• EXERCISE PROMPT: Give the data again exactly as written, skipping any pictures.
********
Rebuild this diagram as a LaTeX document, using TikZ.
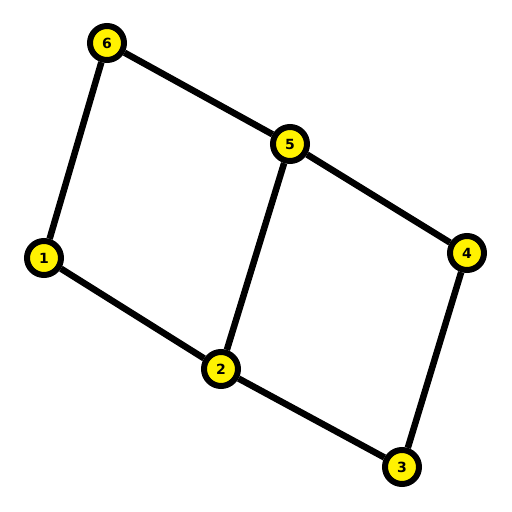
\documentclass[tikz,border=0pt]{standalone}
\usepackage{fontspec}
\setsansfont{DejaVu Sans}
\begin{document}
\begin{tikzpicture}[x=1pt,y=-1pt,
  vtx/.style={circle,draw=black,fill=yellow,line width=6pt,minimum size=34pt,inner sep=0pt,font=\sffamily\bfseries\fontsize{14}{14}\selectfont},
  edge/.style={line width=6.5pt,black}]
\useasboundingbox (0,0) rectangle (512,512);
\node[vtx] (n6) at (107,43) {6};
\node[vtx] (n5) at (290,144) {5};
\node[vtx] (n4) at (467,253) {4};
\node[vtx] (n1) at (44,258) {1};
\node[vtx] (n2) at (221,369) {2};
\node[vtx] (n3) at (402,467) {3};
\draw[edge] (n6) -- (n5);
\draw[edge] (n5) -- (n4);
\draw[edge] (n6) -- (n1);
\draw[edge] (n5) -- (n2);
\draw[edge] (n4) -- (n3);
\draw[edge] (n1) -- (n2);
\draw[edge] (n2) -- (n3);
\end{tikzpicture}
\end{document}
********
• RESULT BELOW:
Rebuild this diagram as a LaTeX document, using TikZ.
\documentclass[tikz,border=0pt]{standalone}
\usepackage{fontspec}
\setsansfont{DejaVu Sans}
\begin{document}
\begin{tikzpicture}[x=1pt,y=-1pt,
  vtx/.style={circle,draw=black,fill=yellow,line width=6pt,minimum size=34pt,inner sep=0pt,font=\sffamily\bfseries\fontsize{14}{14}\selectfont},
  edge/.style={line width=6.5pt,black}]
\useasboundingbox (0,0) rectangle (512,512);
\node[vtx] (n6) at (107,43) {6};
\node[vtx] (n5) at (290,144) {5};
\node[vtx] (n4) at (467,253) {4};
\node[vtx] (n1) at (44,258) {1};
\node[vtx] (n2) at (221,369) {2};
\node[vtx] (n3) at (402,467) {3};
\draw[edge] (n6) -- (n5);
\draw[edge] (n5) -- (n4);
\draw[edge] (n6) -- (n1);
\draw[edge] (n5) -- (n2);
\draw[edge] (n4) -- (n3);
\draw[edge] (n1) -- (n2);
\draw[edge] (n2) -- (n3);
\end{tikzpicture}
\end{document}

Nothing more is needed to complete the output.